Барышников, пробиваясь локтями через толпу, отвел Митрича в сторону, разъяснил ему цель предстоящего визита к Орлову и показал ему изумительной работы небольшой черепаховый, с золотой инкрустацией, ларчик.

– Ужели и этот не примет?

– Не примут.

– Ну а коль я сей ларчик золотыми червонцами набью?

– Они в деньгах не нуждаются... Что им деньги? Толкнитесь-ка вы, батюшка, лучше к братцу их, к Ивану Григорьичу. Братец и даяние ваше примет, и дело с вами сделает.

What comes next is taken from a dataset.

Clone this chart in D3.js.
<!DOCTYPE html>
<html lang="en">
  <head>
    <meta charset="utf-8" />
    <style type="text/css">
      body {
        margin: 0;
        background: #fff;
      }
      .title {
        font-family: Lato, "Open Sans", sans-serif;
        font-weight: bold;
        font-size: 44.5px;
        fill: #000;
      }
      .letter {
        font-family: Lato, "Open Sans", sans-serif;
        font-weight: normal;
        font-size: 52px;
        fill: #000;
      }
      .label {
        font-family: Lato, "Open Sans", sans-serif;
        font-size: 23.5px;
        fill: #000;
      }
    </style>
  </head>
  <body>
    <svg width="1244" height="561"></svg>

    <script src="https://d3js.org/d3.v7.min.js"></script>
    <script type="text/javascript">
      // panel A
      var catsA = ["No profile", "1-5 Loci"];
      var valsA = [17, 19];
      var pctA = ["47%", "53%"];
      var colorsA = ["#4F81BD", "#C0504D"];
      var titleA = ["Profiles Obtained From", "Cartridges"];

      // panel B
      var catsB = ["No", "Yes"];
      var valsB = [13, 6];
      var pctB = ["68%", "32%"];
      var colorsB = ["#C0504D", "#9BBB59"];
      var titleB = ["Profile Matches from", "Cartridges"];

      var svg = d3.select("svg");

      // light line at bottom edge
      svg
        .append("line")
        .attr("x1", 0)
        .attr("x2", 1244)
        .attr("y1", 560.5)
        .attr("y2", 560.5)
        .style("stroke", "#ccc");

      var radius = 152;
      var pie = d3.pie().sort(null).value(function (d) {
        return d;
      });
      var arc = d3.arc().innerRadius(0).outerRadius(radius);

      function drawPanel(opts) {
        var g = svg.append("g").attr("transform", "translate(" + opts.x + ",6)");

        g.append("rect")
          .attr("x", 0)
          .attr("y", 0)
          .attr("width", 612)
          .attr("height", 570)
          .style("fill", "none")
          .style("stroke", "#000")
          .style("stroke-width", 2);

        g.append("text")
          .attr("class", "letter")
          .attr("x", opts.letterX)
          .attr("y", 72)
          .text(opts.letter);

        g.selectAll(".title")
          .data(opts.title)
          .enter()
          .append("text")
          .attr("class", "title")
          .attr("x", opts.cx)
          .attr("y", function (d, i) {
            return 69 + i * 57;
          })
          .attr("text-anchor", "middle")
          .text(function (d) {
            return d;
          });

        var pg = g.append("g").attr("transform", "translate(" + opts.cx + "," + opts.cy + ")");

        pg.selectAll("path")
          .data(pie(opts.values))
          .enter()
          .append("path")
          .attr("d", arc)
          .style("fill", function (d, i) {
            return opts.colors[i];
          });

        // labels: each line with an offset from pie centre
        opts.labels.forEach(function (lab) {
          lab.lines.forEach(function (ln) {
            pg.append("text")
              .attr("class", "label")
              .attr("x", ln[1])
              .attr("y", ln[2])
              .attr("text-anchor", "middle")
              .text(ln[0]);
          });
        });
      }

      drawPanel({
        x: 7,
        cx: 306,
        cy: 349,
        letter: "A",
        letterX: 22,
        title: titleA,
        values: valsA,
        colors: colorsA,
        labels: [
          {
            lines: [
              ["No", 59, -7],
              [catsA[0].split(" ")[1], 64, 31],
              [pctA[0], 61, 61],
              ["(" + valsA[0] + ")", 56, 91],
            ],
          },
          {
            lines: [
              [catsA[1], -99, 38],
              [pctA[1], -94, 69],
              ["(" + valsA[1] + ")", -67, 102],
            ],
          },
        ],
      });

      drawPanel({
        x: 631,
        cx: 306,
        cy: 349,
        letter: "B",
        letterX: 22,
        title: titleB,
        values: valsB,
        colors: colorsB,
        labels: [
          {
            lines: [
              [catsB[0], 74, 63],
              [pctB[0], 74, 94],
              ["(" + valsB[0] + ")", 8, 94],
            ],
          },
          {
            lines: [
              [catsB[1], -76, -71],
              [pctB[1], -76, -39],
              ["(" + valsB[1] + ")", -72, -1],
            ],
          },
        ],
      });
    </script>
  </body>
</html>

Таково мнение мое... А впрочем, вам видней.

– Гм, – сказал Барышников, – надо подумать. А ты что тут, Митрич?

– Да так я, скуки ради. Старуха моя от водяной болезни умерла. Поил, поил ее, голубушку, настоем из черных тараканов – знатец один советовал, – а она, царство ей небесное, вся водой и взнялась. Теперь один как перст. Скучно. То к ней на могилку схожу, то в Александро-Невский монастырь – ко гробнице приснопамятного благодетеля моего императора Петра Федоровича... Ох-тих-ти...

– Иди ко мне служить. И тебе хорошо будет, и мне честь – бывший императорский лакей при моей особе.

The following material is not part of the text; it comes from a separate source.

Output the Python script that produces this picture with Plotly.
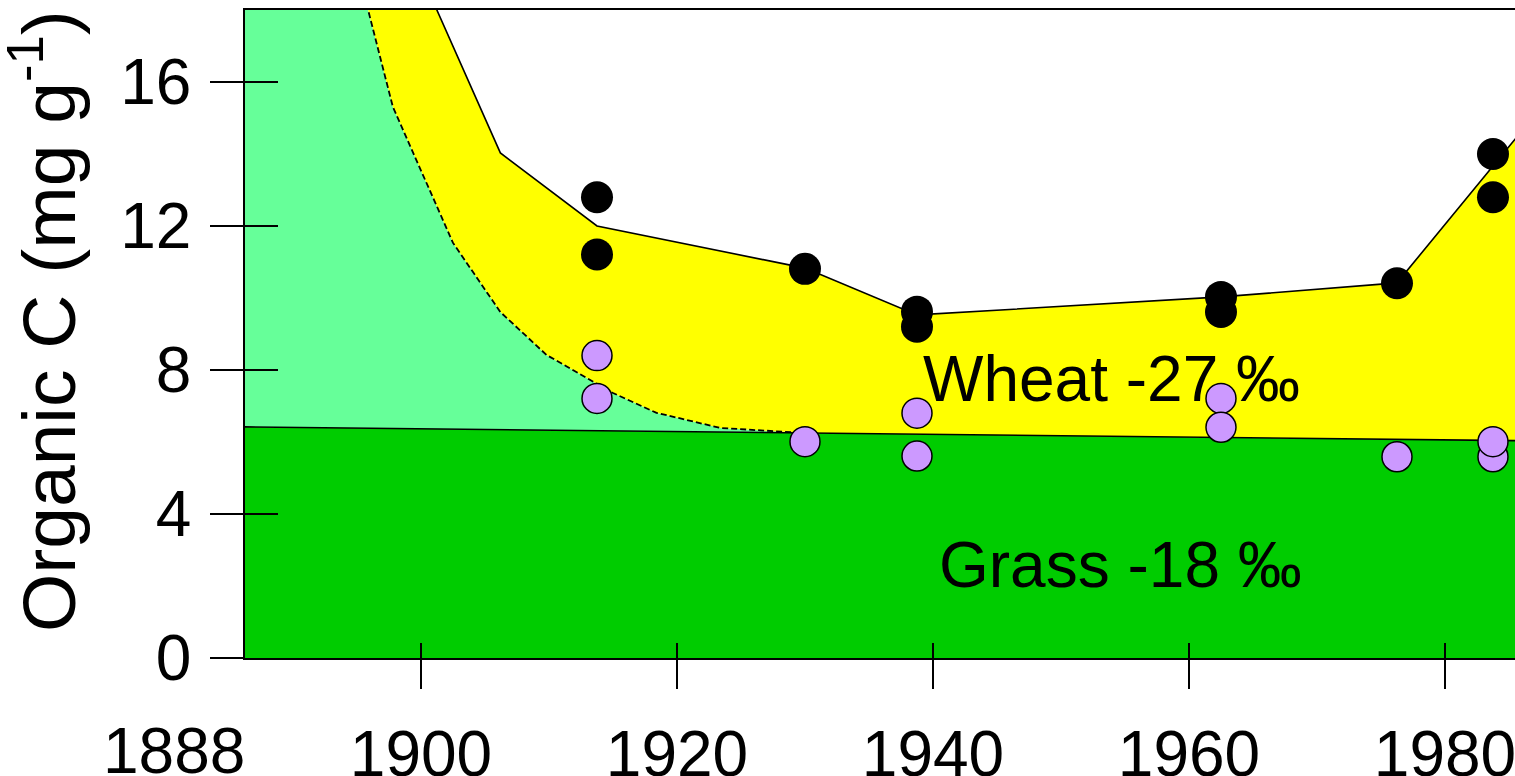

Огромная бородища Митрича зашевелилась от кривой улыбки. Он снял шляпу – лысина засияла под солнцем – и низко поклонился Барышникову:

– Премного благодарен вам, батюшка. Да ведь стар я.

– А я и не буду утруждать тебя больно-то. У меня лакей молодой есть. А ты станешь главным. Я тебе форму справлю с такими галунами, что ты и при дворце-то не нашивал. У тебя медали-то есть?

– А как же, батюшка, четыре штучки-с... А сверх того офицерский крест. Вся грудь увешана.

– Ну, стало быть, не надо лучше! Беру тебя!

– Сам государь изволил приколоть мне крестик-то. Оба мы с ним пьяненькие тогда были. Он говорит: «Я, говорит, Митрич, люблю тебя... как папашу своего... На-ка, грит, носи. Да смотри, береги меня пуще». И при сих словах изволил снять крест со своея груди и мне приколоть. А вот я и уберег его... Ловко уберег благодетеля... – Митрич отвернулся, замигал, засопел, по его щекам покатились слезы.

– Не тужи. У меня тебе не хуже будет. У меня в намерении такие дела заворачивать, что ахнут все.

– Премного благодарствую. Я в согласьи.